Recieving C socket data to allocated 2D array


I am trying to populate an array I allocated with data recieved from a socket, but am unable to make it work properly. When i define and get data through:

uint16_t data[2048];
recv(network_socket, &data, sizeof(data), 0);

the data is recieved properly, but when I try to do it through an allocated array:

int i;
int N = 3;
int M = 2048;
int **matrix; 

matrix = (int **)calloc(N, sizeof(int *));

for (i=0; i<N; i++) {
    matrix[i] = (int *)calloc(M, sizeof(uint16_t));
}

for (i=0; i<N; i++) {
    recv(network_socket, matrix[i], sizeof(data), 0);
}

I am sensing things go wrong at the final part. As far as I understand matrix[i] at the end gets the pointer to the beginning of row i and should work for recv() but that might be where I'm going wrong here.

EDIT: When I try to printf("Number: %" PRIu16 "\n", matrix[a][b]); I get some whacko large number in the second part, wheras printf("Number: %" PRIu16 "\n", data[a]); works fine in the first.


Solution

  • You tell in your first code you want an array of 16bit unsigned integers and receive them.

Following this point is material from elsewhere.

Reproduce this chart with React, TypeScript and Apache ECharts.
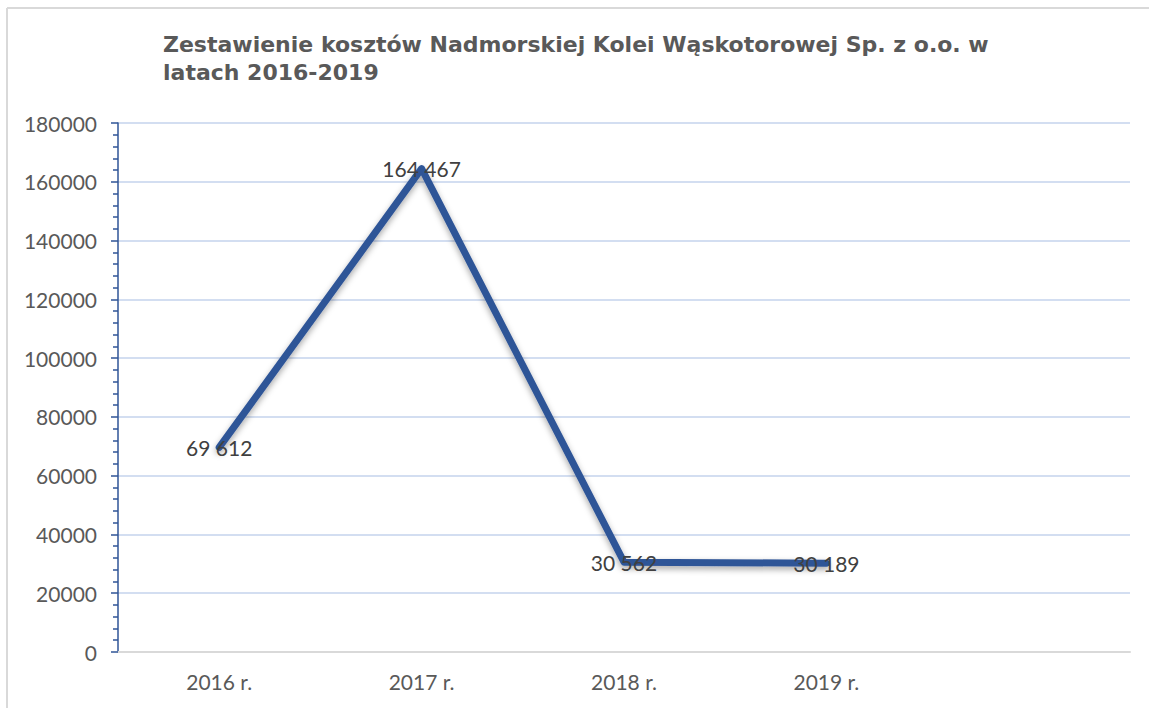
import React, { useEffect, useRef } from "react";
import * as echarts from "echarts";

const titleText = "Zestawienie kosztów Nadmorskiej Kolei Wąskotorowej Sp. z o.o. w\nlatach 2016-2019";
const categories = ["2016 r.", "2017 r.", "2018 r.", "2019 r.", ""];
const costs = [69612, 164467, 30562, 30189];
const yTicks = { min: 0, max: 180000, interval: 20000 };

const fmt = (v: number) => String(v).replace(/\B(?=(\d{3})+(?!\d))/g, " ");

export default function App() {
  const ref = useRef<HTMLDivElement>(null);
  useEffect(() => {
    if (!ref.current) return;
    const chart = echarts.init(ref.current, null, { renderer: "svg" });
    chart.setOption({
      animation: false,
      backgroundColor: "#ffffff",
      title: {
        text: titleText,
        left: 163,
        top: 30,
        padding: 0,
        textStyle: {
          fontFamily: "DejaVu Sans",
          fontWeight: "bold",
          fontSize: 22,
          lineHeight: 28,
          color: "#595959",
        },
      },
      graphic: [
        { type: "line", shape: { x1: 7, y1: 8, x2: 1149, y2: 8 }, style: { stroke: "#d9d9d9", lineWidth: 2 } },
        { type: "line", shape: { x1: 7, y1: 8, x2: 7, y2: 708 }, style: { stroke: "#d9d9d9", lineWidth: 2 } },
      ],
      grid: { left: 118, right: 19, top: 123, bottom: 56, containLabel: false },
      xAxis: {
        type: "category",
        data: categories,
        boundaryGap: true,
        axisLine: { show: true, lineStyle: { color: "#d9d9d9", width: 2 } },
        axisTick: { show: false },
        axisLabel: {
          margin: 19,
          fontFamily: "Lato",
          fontSize: 21,
          color: "#595959",
        },
        splitLine: { show: false },
      },
      yAxis: {
        type: "value",
        min: yTicks.min,
        max: yTicks.max,
        interval: yTicks.interval,
        axisLine: { show: true, lineStyle: { color: "#2f5597", width: 1.5 } },
        axisTick: { show: true, inside: false, length: 7, lineStyle: { color: "#2f5597", width: 1.5 } },
        minorTick: { show: true, splitNumber: 5, length: 5, lineStyle: { color: "#2f5597", width: 1.5 } },
        axisLabel: {
          margin: 21,
          fontFamily: "Lato",
          fontSize: 21,
          color: "#595959",
          formatter: (v: number) => String(v),
        },
        splitLine: { show: true, lineStyle: { color: "#c5d3ec", width: 1.5 } },
      },
      series: [
        {
          type: "line",
          data: costs,
          symbol: "circle",
          symbolSize: 2,
          itemStyle: { color: "#2f5597" },
          lineStyle: {
            color: "#2f5597",
            width: 7,
            shadowColor: "rgba(0,0,0,0.35)",
            shadowBlur: 6,
            shadowOffsetY: 3,
            cap: "round",
            join: "round",
          },
          label: {
            show: true,
            position: "inside",
            formatter: (p: any) => fmt(p.value),
            fontFamily: "Lato",
            fontSize: 21,
            color: "#404040",
          },
        },
      ],
    });
    return () => chart.dispose();
  }, []);
  return (
    <div
      ref={ref}
      style={{ position: "absolute", left: 0, top: 0, width: 1149, height: 708 }}
    />
  );
}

All is good.

    In your second code you want an array of ints which probably aren’t 16bit on your platform. Then you allocate an amount of memory to them based on them being 16bit values and read an undisclosed amount of data in.

    Then you try to access them as ints which obviously will cause two uint16_t values being combined into one int if your system is 32bit, or even four on a 64bit system.

    Fix your code to use uint16_t as in the first one and it’ll actually know how to handle the 16bit data. Your current code will even have undefined behavior since you try to access memory outside the allocated range.